DC’s “new 52” gamble about 4 years ago paid off big for the publisher…For about 6 months. Then their sales gradually slid to a level that was not only below Marvel but below where they were prior to the new 52. And it looks like the readers they lost have all started buying Image Comics.
But if at first you don’t succeed…Do it again.
The main complain about DC’s line-wide reboot was that everything that came before it no longer mattered, and to fans of continuity, that was sacrilege. And to fans of superheroes in general, it was confusing; particularly because the reboot happened right in the middle of Grant Morrison’s 5-year love letter to Batman, and the reboot completely screwed up the final chapter.
After the reboot, DC set about redefining their universe by starting things off years after the reboot and then time-jumping forwards and back to re-establish the decades of continuity that were well-established before the reboot. Strange behavior. And then the publisher piled so many events on top of each other that casual DC fans like myself couldn’t keep track of anything, and therefore I dropped everything. The only books I read from new 52 with any regularity were Wonder Woman (which was self-contained), Batman (which was also kept immune from all the events and wars and stuff), and the Superman reboot (which was designed to bring new readers aboard).

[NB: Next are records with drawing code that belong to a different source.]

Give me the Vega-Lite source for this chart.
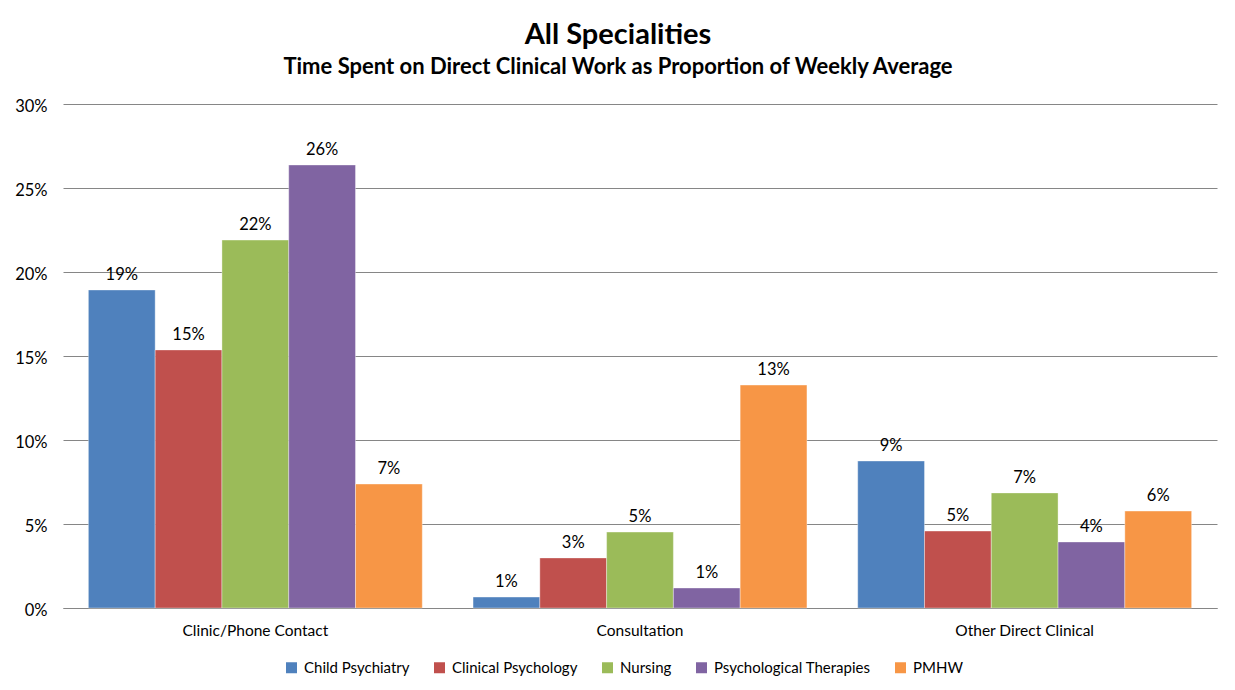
{
  "$schema": "https://vega.github.io/schema/vega-lite/v6.json",
  "width": 1154,
  "height": 504,
  "autosize": "none",
  "padding": {"left": 63, "top": 104, "right": 18, "bottom": 82},
  "background": "#ffffff",
  "title": {
    "text": "All Specialities",
    "subtitle": "Time Spent on Direct Clinical Work as Proportion of Weekly Average",
    "anchor": "middle",
    "dx": -22,
    "font": "Lato",
    "fontSize": 29,
    "fontWeight": "bold",
    "color": "#000000",
    "subtitleFont": "Lato",
    "subtitleFontSize": 22,
    "subtitleFontWeight": "bold",
    "subtitleColor": "#000000",
    "subtitlePadding": 7,
    "offset": 20
  },
  "data": {
    "values": [
      {"activity": "Clinic/Phone Contact", "specialty": "Child Psychiatry", "share": 0.1893},
      {"activity": "Clinic/Phone Contact", "specialty": "Clinical Psychology", "share": 0.1536},
      {"activity": "Clinic/Phone Contact", "specialty": "Nursing", "share": 0.2190},
      {"activity": "Clinic/Phone Contact", "specialty": "Psychological Therapies", "share": 0.2637},
      {"activity": "Clinic/Phone Contact", "specialty": "PMHW", "share": 0.0738},
      {"activity": "Consultation", "specialty": "Child Psychiatry", "share": 0.0065},
      {"activity": "Consultation", "specialty": "Clinical Psychology", "share": 0.0298},
      {"activity": "Consultation", "specialty": "Nursing", "share": 0.0452},
      {"activity": "Consultation", "specialty": "Psychological Therapies", "share": 0.0119},
      {"activity": "Consultation", "specialty": "PMHW", "share": 0.1327},
      {"activity": "Other Direct Clinical", "specialty": "Child Psychiatry", "share": 0.0875},
      {"activity": "Other Direct Clinical", "specialty": "Clinical Psychology", "share": 0.0458},
      {"activity": "Other Direct Clinical", "specialty": "Nursing", "share": 0.0685},
      {"activity": "Other Direct Clinical", "specialty": "Psychological Therapies", "share": 0.0393},
      {"activity": "Other Direct Clinical", "specialty": "PMHW", "share": 0.0577}
    ]
  },
  "encoding": {
    "x": {
      "field": "activity",
      "type": "nominal",
      "sort": ["Clinic/Phone Contact", "Consultation", "Other Direct Clinical"],
      "scale": {"paddingInner": 0.132, "paddingOuter": 0.066},
      "axis": {
        "title": null,
        "labelAngle": 0,
        "labelFont": "Lato",
        "labelFontSize": 15.5,
        "labelColor": "#000000",
        "labelPadding": 15,
        "ticks": false,
        "domainColor": "#868686",
        "domainWidth": 1
      }
    },
    "xOffset": {
      "field": "specialty",
      "sort": ["Child Psychiatry", "Clinical Psychology", "Nursing", "Psychological Therapies", "PMHW"],
      "scale": {"paddingInner": 0, "paddingOuter": 0}
    },
    "y": {
      "field": "share",
      "type": "quantitative",
      "scale": {"domain": [0, 0.3], "nice": false},
      "axis": {
        "title": null,
        "values": [0, 0.05, 0.1, 0.15, 0.2, 0.25, 0.3],
        "format": ".0%",
        "labelFont": "Lato",
        "labelFontSize": 16.5,
        "labelColor": "#000000",
        "labelPadding": 16,
        "labelOffset": 2,
        "domain": false,
        "ticks": false,
        "grid": true,
        "gridColor": "#868686",
        "gridWidth": 1
      }
    },
    "color": {
      "field": "specialty",
      "type": "nominal",
      "sort": ["Child Psychiatry", "Clinical Psychology", "Nursing", "Psychological Therapies", "PMHW"],
      "scale": {
        "domain": ["Child Psychiatry", "Clinical Psychology", "Nursing", "Psychological Therapies", "PMHW"],
        "range": ["#4f81bd", "#c0504d", "#9bbb59", "#8064a2", "#f79646"]
      },
      "legend": {
        "title": null,
        "orient": "none",
        "direction": "horizontal",
        "legendX": 221,
        "legendY": 556,
        "symbolType": "square",
        "symbolSize": 121,
        "symbolStrokeWidth": 0,
        "symbolOpacity": 1,
        "labelFont": "Lato",
        "labelFontSize": 15,
        "labelLimit": 400,
        "labelColor": "#000000",
        "labelOffset": 5,
        "columnPadding": 22
      }
    }
  },
  "layer": [
    {"mark": {"type": "bar", "stroke": "#ffffff", "strokeWidth": 0.6, "strokeOpacity": 0.6}},
    {
      "mark": {
        "type": "text",
        "font": "Lato",
        "fontSize": 16.5,
        "color": "#000000",
        "baseline": "alphabetic",
        "dy": -10
      },
      "encoding": {
        "text": {"field": "share", "type": "quantitative", "format": ".0%"},
        "color": {"value": "#000000"}
      }
    }
  ],
  "config": {
    "view": {"stroke": null}
  }
}
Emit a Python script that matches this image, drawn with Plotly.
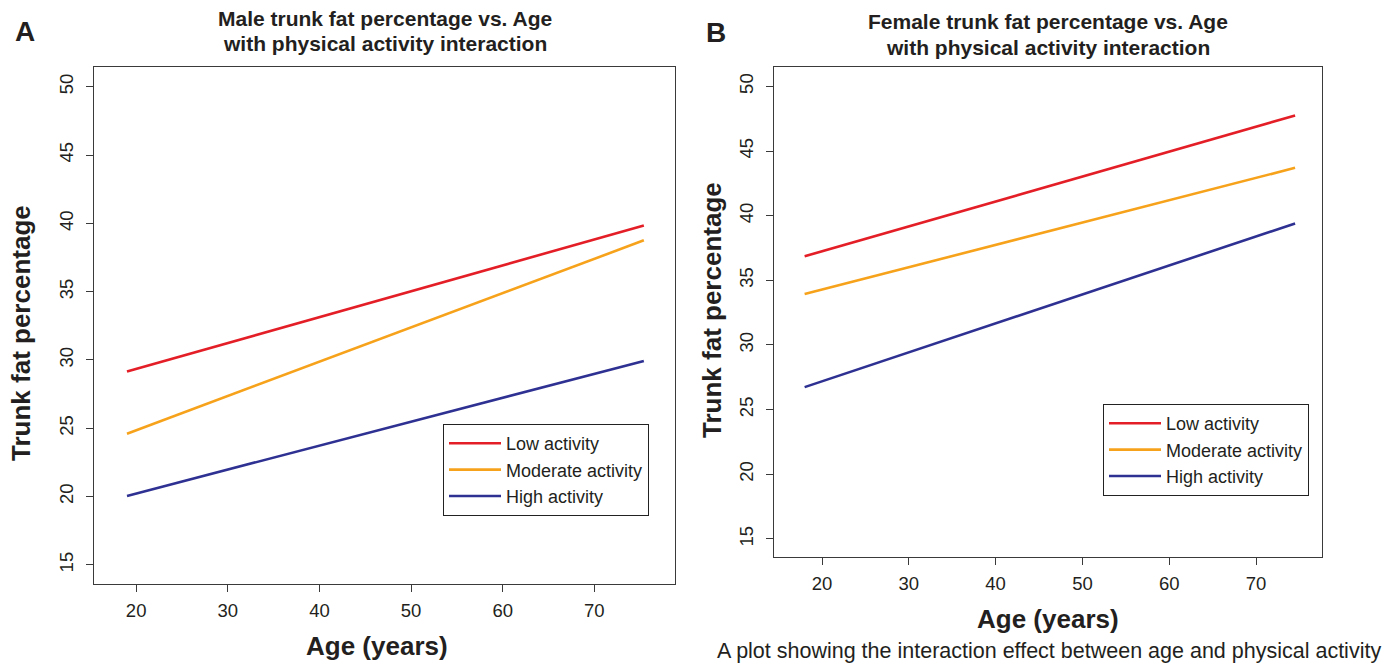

I picked up Secret Six #1, and liked it, but now I’m starting to wonder if I should have bothered. Why? Because Gail Simone’s last, extraordinary run on Secret Six was cut short and bollixed up by the new 52 and now…
By now, everyone knows that DC’s 2015 event, titled “Convergence,” will reboot the DCU again. So does anything I’m reading now even matter?
Worse still, they’re piling on the events. The long-hyped “Darkseid War” will begin in March with Justice League #40, right on the heels of the Convergence event. If everything matters, nothing matters. But the fact that JL won’t reset its numbering means that Convergence won’t be the complete reboot everyone thought it would be. In fact, it seems like the event might just be an excuse to clean house.
DC will be cancelling no less than 13 series, including all their weekly titles, three Green Lantern spin-offs, Swamp Thing, Batwoman, Infinity Man and the Forever People, Secret Origins, Star Spangled War Stories Featuring G.I. Zombie, Trinity of Sin, Worlds’ Finest, Arkham Manor, Aquaman and the Others, and Klarion. Most of these books have suffered from low sales, so I guess instead of just killing off the poor performers, they’re making a big event party out of it.
What this means long term is hard to say, but short-term, the publisher just axed about a third of its monthly titles.
The real question is: Will anyone notice?